Subsequent to this, an officer is then allowed to seize and detain anything in the possession of or under the control of the person, if the items are connected to any of the above factors.

If searching someone pursuant to this section, and an officer suspects on reasonable grounds that the person being searched is concealing something in the mouth or hair, they may direct the person to:

  • to open their mouth to enable it to be searched, or
  • to shake, or otherwise move, their hair.

This provision does not authorise a police officer to forcibly open a person’s mouth.

However, failing or refusing to comply with such a direction, without reasonable excuse, attracts a maximum penalty of a $550 fine.

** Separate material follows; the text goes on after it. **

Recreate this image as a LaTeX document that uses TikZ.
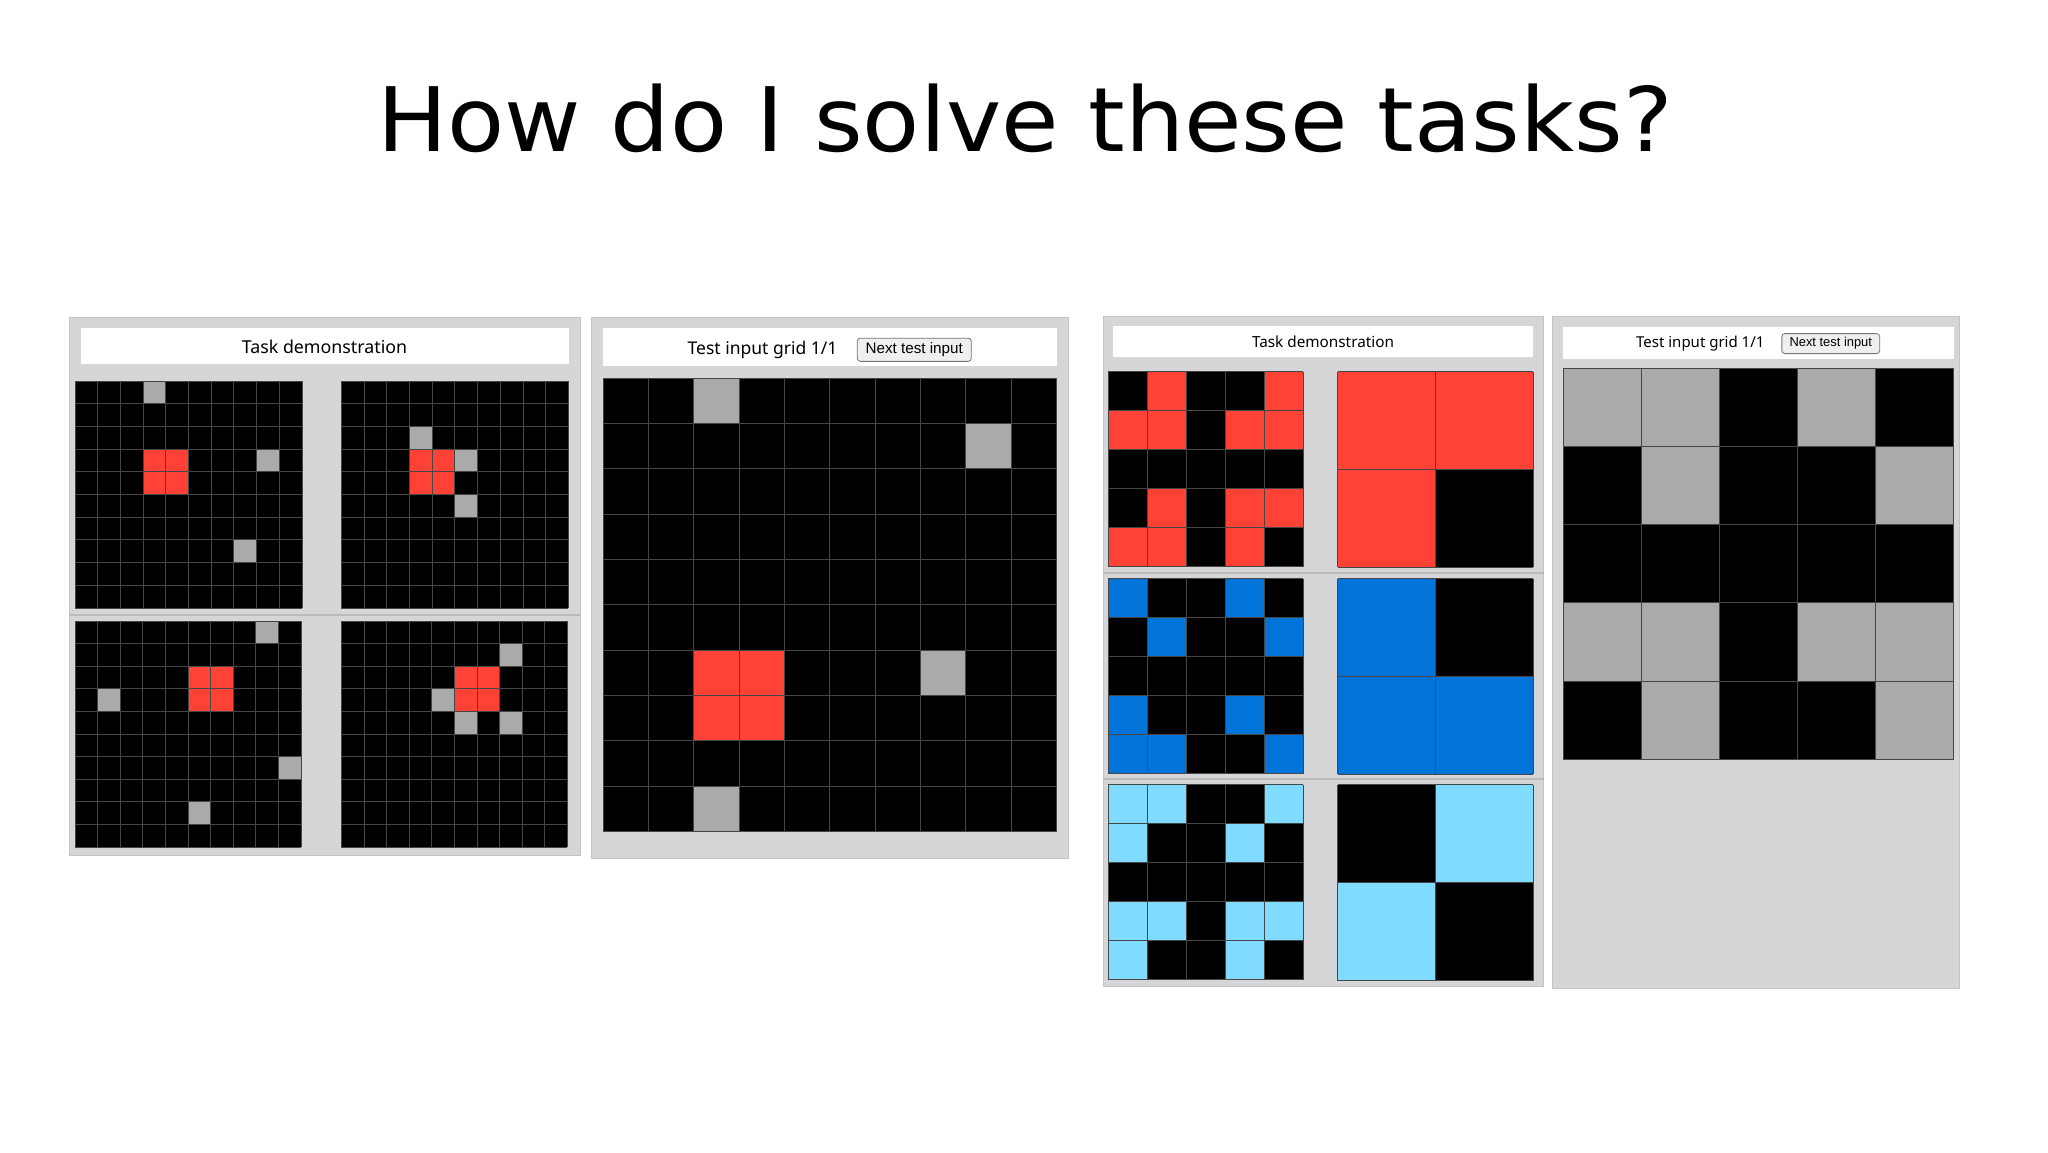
\documentclass[tikz,border=0pt]{standalone}
\usepackage{fontspec}
\usepackage{tikz}
\usetikzlibrary{positioning}

\newfontfamily\titlefont[FakeStretch=1.05]{DejaVu Sans}
\newfontfamily\uifont{Noto Sans}
\newfontfamily\btnfont{Liberation Sans}

\definecolor{arcK}{HTML}{000000}
\definecolor{arcR}{HTML}{FF4136}
\definecolor{arcB}{HTML}{0074D9}
\definecolor{arcL}{HTML}{7FDBFF}
\definecolor{arcG}{HTML}{AAAAAA}
\definecolor{panelbg}{HTML}{D6D6D8}
\definecolor{panelrim}{HTML}{C4C4C6}
\definecolor{seprim}{HTML}{BBBBBD}
\definecolor{cellrim}{HTML}{464646}
\definecolor{btnbg}{HTML}{EFEFEF}
\definecolor{btnrim}{HTML}{767676}

% cell grid: x, y (top left), cell size, cells per side, coloured cells col/row/colour
\newcommand{\arcgrid}[5]{%
	\fill[arcK] (#1,#2) rectangle ++(#4*#3,#4*#3);
	\foreach \gx/\gy/\gc in {#5}
		\fill[\gc] (#1+\gx*#3,#2+\gy*#3) rectangle ++(#3,#3);
	\foreach \gi in {0,...,#4}{
		\draw[cellline] (#1+\gi*#3,#2) -- ++(0,#4*#3);
		\draw[cellline] (#1,#2+\gi*#3) -- ++(#4*#3,0);
	}
}

\begin{document}
\begin{tikzpicture}[x=0.5pt, y=-0.5pt]
	\tikzstyle{panel}=[fill=panelbg, draw=panelrim, line width=0.5pt]
	\tikzstyle{header}=[fill=white]
	\tikzstyle{sep}=[draw=seprim, line width=1pt]
	\tikzstyle{cellline}=[draw=cellrim, line width=0.5pt]
	\tikzstyle{caption}=[inner sep=0pt, anchor=base]
	\tikzstyle{btn}=[draw=btnrim, fill=btnbg, line width=0.4pt,
		rounded corners=1.5pt, inner sep=0pt]
	\useasboundingbox (0,0) rectangle (2048,1152);
	\fill[white] (0,0) rectangle (2048,1152);
	% title
	\node[caption, font=\titlefont\fontsize{44.5}{50}\selectfont]
	(title) at (1025,151) {How do I solve these tasks?};
	% % Panels
	% first task, demonstration
	\fill[panel] (69,317) rectangle (580,855);
	\fill[header] (81,328) rectangle (568.5,364);
	\node[caption, font=\uifont\fontsize{8.9}{10}\selectfont]
	(demoA) at (324.5,353) {Task demonstration};
	\arcgrid{75}{381}{22.7}{10}{3/0/arcG, 3/3/arcR, 4/3/arcR, 3/4/arcR,
		4/4/arcR, 8/3/arcG, 7/7/arcG}
	\arcgrid{341.4}{381}{22.7}{10}{3/2/arcG, 3/3/arcR, 4/3/arcR, 3/4/arcR,
		4/4/arcR, 5/3/arcG, 5/5/arcG}
	\draw[sep] (69,614.6) -- (580,614.6);
	\arcgrid{75}{621}{22.6}{10}{8/0/arcG, 5/2/arcR, 6/2/arcR, 5/3/arcR,
		6/3/arcR, 1/3/arcG, 9/6/arcG, 5/8/arcG}
	\arcgrid{341.4}{621}{22.6}{10}{7/1/arcG, 5/2/arcR, 6/2/arcR, 5/3/arcR,
		6/3/arcR, 4/3/arcG, 5/4/arcG, 7/4/arcG}
	% first task, test input
	\fill[panel] (591.7,317) rectangle (1068.4,858);
	\fill[header] (602.5,328) rectangle (1056.6,366);
	\node[caption, anchor=base west, font=\uifont\fontsize{8.75}{10}\selectfont]
	(testA) at (687.3,354.3) {Test input grid 1/1};
	\node[btn, right=9.5pt of testA, minimum width=57pt, minimum height=11.6pt,
		font=\btnfont\fontsize{7.6}{9}\selectfont]
	(nextA) {Next test input};
	\arcgrid{603}{378}{45.36}{10}{2/0/arcG, 8/1/arcG, 2/6/arcR, 3/6/arcR,
		2/7/arcR, 3/7/arcR, 7/6/arcG, 2/9/arcG}
	% second task, demonstration
	\fill[panel] (1103.5,316.5) rectangle (1543.8,986);
	\fill[header] (1112.5,325.5) rectangle (1533.3,356.5);
	\node[caption, font=\uifont\fontsize{7.65}{9}\selectfont]
	(demoB) at (1323,347) {Task demonstration};
	\arcgrid{1108.3}{371.7}{39}{5}{1/0/arcR, 4/0/arcR, 0/1/arcR, 1/1/arcR,
		3/1/arcR, 4/1/arcR, 1/3/arcR, 3/3/arcR, 4/3/arcR, 0/4/arcR, 1/4/arcR,
		3/4/arcR}
	\arcgrid{1337.7}{371.7}{97.8}{2}{0/0/arcR, 1/0/arcR, 0/1/arcR}
	\draw[sep] (1103.5,572.6) -- (1543.8,572.6);
	\arcgrid{1108.3}{578.7}{39}{5}{0/0/arcB, 3/0/arcB, 1/1/arcB, 4/1/arcB,
		0/3/arcB, 3/3/arcB, 0/4/arcB, 1/4/arcB, 4/4/arcB}
	\arcgrid{1337.7}{578.7}{97.8}{2}{0/0/arcB, 0/1/arcB, 1/1/arcB}
	\draw[sep] (1103.5,779.2) -- (1543.8,779.2);
	\arcgrid{1108.3}{784.9}{39}{5}{0/0/arcL, 1/0/arcL, 4/0/arcL, 0/1/arcL,
		3/1/arcL, 0/3/arcL, 1/3/arcL, 3/3/arcL, 4/3/arcL, 0/4/arcL, 3/4/arcL}
	\arcgrid{1337.7}{784.9}{97.8}{2}{1/0/arcL, 0/1/arcL}
	% second task, test input
	\fill[panel] (1552.2,316.5) rectangle (1959,988);
	\fill[header] (1563,326.7) rectangle (1953.5,358.5);
	\node[caption, anchor=base west, font=\uifont\fontsize{7.5}{9}\selectfont]
	(testB) at (1635.7,347.5) {Test input grid 1/1};
	\node[btn, right=8.3pt of testB, minimum width=48.9pt, minimum height=10pt,
		font=\btnfont\fontsize{6.45}{8}\selectfont]
	(nextB) {Next test input};
	\arcgrid{1563}{368.6}{78.1}{5}{0/0/arcG, 1/0/arcG, 3/0/arcG, 1/1/arcG,
		4/1/arcG, 0/3/arcG, 1/3/arcG, 3/3/arcG, 4/3/arcG, 1/4/arcG, 4/4/arcG}
\end{tikzpicture}
\end{document}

There are two main types of searches a police officer may carry out on a person:

  1. A ‘general search’
  2. A ‘strip search’.

Pursuant to section 30, in conducting a general search, a police officer may:

  • quickly run their hands over the person’s outer clothing,
  • require the person to remove their coat/jacket or similar article of clothing and any gloves, shoes, socks, and hat, (however, they cannot direct the removal of the person’s clothes),
  • examine anything in the possession of the person,
  • pass an electronic metal detection device over or in close proximity to the person’s outer clothing or anything removed from the person.

However, a ‘strip search’ is a much more invasive power, noting it involves the person removing all of their clothes.

Pursuant to section 33, in conducting a strip search, a police officer should conduct the search in a private area, and not in the presence or view of a person who is of the opposite sex to the person being searched or whose presence is not necessary for the purposes of the search.

These factors must be abided by where reasonably practicable in the circumstances.

Furthermore, a strip search must not involve:

  • a search of a person’s body cavities or an examination of the body by touch,
  • the removal of more clothes or more visual inspection than the person conducting the search believes on reasonable grounds to be reasonably necessary for the purposes of the search.

A distinction is made between strip searches at ‘a police station or other place of detention’ and in any other place.

If at a police station or other place of detention, an officer can strip search you if they suspect on reasonable grounds that the strip search is necessary for the purposes of the search, as outlined in section 31(a).

If carried out in any place other than a police station or place of detention, an officer must suspect on reasonable grounds that the strip search is necessary for the purposes of the search and that the seriousness and urgency of the circumstances make it necessary, according to section 31(b).

Whether a situation is ‘serious and urgent’ will depend on the facts of the situation and indicates that police must have a legitimate answer as to how the relevant situation fulfills this.